#### STORED DATA
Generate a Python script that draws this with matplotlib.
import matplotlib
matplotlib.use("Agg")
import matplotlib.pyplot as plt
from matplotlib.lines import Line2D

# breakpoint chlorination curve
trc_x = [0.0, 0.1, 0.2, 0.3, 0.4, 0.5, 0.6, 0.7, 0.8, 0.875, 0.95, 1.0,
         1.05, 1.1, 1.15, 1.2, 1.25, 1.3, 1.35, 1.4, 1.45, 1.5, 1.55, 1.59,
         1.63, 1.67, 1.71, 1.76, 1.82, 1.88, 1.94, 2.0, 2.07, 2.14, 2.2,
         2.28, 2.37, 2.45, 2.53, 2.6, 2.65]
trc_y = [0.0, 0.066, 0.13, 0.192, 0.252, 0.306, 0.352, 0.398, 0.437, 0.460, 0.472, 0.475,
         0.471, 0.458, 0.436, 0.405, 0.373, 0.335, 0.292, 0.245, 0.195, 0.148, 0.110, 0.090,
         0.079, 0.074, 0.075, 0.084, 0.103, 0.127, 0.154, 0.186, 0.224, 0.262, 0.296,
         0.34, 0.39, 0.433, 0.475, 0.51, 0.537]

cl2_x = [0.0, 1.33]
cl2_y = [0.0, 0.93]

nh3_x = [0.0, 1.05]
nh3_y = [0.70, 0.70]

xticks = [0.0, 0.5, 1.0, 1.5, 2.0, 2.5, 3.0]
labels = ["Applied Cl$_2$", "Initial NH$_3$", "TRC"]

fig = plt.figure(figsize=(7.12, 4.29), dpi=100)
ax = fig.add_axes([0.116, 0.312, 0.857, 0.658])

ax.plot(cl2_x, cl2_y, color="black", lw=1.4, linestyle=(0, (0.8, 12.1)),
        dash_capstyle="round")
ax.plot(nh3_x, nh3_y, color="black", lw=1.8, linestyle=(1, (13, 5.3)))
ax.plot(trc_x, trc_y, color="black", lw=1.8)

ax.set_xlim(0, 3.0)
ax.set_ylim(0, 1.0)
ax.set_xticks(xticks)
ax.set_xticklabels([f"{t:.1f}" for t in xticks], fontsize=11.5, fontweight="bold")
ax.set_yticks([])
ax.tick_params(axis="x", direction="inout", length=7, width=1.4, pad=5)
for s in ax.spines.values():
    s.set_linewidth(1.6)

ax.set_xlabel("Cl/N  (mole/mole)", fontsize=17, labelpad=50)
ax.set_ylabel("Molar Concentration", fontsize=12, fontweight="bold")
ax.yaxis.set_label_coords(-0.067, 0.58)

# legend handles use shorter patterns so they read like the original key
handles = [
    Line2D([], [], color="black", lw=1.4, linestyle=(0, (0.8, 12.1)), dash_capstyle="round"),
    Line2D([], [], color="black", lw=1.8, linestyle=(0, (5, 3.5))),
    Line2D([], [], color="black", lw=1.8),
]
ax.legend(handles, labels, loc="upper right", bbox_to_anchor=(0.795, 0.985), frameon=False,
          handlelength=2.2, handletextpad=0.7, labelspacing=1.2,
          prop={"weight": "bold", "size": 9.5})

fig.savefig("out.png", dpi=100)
---
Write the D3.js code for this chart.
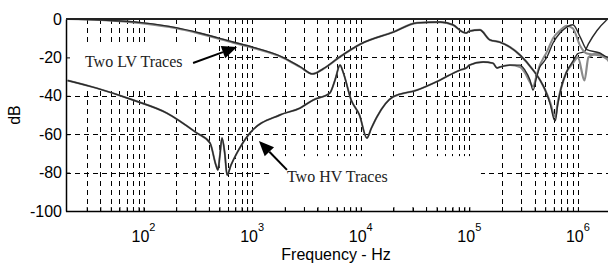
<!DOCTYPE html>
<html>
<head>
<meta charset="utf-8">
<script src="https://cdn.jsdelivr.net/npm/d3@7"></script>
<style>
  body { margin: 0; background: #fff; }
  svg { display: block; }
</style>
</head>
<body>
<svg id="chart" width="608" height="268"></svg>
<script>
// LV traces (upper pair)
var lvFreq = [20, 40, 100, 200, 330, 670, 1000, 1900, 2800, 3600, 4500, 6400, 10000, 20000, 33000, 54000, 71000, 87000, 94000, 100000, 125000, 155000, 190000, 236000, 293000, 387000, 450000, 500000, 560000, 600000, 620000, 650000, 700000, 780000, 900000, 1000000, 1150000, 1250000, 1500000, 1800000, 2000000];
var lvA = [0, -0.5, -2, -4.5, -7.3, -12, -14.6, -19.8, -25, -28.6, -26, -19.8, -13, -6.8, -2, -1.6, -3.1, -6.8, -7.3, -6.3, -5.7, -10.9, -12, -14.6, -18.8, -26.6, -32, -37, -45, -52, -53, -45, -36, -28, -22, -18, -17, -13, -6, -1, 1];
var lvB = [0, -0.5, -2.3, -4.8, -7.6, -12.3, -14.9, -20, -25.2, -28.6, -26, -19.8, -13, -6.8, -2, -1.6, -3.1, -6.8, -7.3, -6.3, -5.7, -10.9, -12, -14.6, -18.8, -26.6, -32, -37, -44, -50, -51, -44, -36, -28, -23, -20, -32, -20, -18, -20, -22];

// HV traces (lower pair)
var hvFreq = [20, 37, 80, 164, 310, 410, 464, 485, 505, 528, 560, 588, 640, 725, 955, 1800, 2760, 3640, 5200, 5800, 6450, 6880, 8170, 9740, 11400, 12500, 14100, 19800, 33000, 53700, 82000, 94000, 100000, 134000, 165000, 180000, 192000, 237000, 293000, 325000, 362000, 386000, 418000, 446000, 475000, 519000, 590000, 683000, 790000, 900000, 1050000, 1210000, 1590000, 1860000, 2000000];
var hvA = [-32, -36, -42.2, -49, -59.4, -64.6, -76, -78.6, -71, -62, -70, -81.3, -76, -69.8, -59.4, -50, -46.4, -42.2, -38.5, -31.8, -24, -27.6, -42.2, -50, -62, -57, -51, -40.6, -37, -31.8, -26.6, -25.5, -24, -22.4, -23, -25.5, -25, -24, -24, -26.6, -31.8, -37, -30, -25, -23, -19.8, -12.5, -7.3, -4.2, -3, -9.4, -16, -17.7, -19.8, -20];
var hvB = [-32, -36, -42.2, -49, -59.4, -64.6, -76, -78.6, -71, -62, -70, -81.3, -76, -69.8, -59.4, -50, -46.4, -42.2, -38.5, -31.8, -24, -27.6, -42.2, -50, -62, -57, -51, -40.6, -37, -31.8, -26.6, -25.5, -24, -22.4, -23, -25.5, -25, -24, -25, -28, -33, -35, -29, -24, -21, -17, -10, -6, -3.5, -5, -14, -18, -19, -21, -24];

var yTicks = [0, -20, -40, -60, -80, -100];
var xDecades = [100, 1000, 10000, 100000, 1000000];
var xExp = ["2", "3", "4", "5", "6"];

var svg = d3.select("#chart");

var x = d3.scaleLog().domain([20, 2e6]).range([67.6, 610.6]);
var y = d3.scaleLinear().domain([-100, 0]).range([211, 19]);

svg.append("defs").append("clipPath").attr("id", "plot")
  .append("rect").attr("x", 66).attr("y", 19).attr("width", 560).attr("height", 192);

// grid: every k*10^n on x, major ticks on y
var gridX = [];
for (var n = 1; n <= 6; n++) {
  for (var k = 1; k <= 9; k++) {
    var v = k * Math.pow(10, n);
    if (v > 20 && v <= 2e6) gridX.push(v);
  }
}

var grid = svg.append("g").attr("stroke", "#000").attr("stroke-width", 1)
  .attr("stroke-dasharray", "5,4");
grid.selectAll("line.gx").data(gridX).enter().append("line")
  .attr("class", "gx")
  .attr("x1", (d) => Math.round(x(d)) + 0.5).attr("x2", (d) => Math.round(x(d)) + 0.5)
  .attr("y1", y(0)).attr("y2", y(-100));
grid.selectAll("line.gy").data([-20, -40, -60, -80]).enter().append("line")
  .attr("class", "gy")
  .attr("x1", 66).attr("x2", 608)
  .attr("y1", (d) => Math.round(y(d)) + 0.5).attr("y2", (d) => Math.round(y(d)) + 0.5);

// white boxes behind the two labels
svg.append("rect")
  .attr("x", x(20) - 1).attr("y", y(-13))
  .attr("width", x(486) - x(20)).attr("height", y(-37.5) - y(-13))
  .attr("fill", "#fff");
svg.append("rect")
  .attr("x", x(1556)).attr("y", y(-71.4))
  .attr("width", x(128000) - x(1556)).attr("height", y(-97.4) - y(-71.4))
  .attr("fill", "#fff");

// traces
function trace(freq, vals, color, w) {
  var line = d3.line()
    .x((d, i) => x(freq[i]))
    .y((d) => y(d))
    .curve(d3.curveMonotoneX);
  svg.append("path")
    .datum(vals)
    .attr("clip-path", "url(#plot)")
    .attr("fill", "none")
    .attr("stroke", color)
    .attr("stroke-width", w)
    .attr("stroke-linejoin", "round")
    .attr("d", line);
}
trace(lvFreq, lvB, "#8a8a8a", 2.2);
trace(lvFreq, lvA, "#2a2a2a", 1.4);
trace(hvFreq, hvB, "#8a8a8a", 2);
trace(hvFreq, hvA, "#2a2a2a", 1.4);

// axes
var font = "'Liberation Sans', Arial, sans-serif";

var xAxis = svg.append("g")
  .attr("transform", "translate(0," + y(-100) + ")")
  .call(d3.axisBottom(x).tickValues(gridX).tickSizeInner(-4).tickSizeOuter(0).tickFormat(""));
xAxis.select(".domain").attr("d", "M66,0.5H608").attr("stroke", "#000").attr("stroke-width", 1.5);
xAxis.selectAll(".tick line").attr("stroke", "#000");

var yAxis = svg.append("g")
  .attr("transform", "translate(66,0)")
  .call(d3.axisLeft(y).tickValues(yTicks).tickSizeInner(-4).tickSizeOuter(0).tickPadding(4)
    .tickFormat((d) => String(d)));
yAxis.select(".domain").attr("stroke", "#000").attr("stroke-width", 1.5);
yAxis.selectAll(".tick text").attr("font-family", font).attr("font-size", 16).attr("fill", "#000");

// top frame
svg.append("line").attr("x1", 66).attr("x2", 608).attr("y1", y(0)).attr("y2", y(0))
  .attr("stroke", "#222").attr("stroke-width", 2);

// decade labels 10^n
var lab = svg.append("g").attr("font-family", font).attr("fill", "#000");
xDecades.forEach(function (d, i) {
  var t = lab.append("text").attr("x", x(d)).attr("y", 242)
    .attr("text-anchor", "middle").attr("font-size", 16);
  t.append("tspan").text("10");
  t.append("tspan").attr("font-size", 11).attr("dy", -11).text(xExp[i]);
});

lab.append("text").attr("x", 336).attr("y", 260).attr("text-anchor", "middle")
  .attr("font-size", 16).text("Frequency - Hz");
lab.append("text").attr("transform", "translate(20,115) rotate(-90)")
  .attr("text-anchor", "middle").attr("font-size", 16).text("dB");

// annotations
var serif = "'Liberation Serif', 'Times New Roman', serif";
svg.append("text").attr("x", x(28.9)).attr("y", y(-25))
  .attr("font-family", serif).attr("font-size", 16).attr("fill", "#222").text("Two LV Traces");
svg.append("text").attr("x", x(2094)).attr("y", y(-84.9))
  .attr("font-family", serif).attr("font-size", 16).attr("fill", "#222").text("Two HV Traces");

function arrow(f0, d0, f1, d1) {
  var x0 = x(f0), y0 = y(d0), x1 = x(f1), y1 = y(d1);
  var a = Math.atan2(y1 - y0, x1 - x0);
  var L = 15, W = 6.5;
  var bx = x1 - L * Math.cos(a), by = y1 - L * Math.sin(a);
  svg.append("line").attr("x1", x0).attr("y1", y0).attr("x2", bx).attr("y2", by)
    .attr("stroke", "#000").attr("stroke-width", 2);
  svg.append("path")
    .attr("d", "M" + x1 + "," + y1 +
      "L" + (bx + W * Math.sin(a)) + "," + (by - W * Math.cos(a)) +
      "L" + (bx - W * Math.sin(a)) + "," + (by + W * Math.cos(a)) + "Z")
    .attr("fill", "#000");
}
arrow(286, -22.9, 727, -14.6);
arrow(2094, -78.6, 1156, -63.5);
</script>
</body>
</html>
==
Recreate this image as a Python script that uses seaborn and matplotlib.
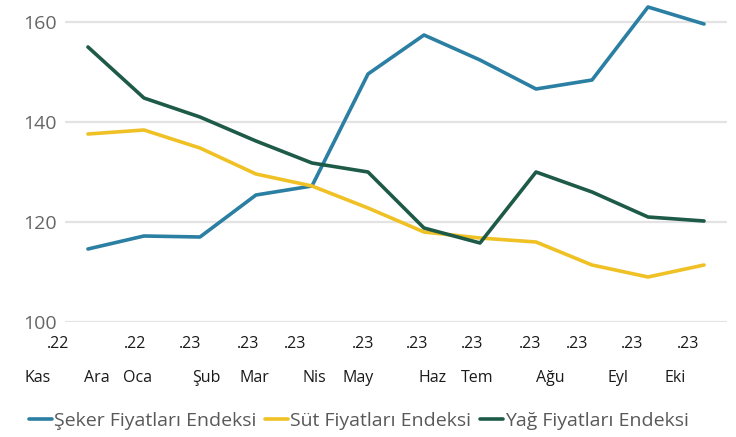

#### STATED GOAL
Return each full line of the entries that contains the word "Python".

#### ANSWER TO THIS PROBLEM
Generate a Python script that draws this with matplotlib.
Recreate this image as a Python script that uses seaborn and matplotlib.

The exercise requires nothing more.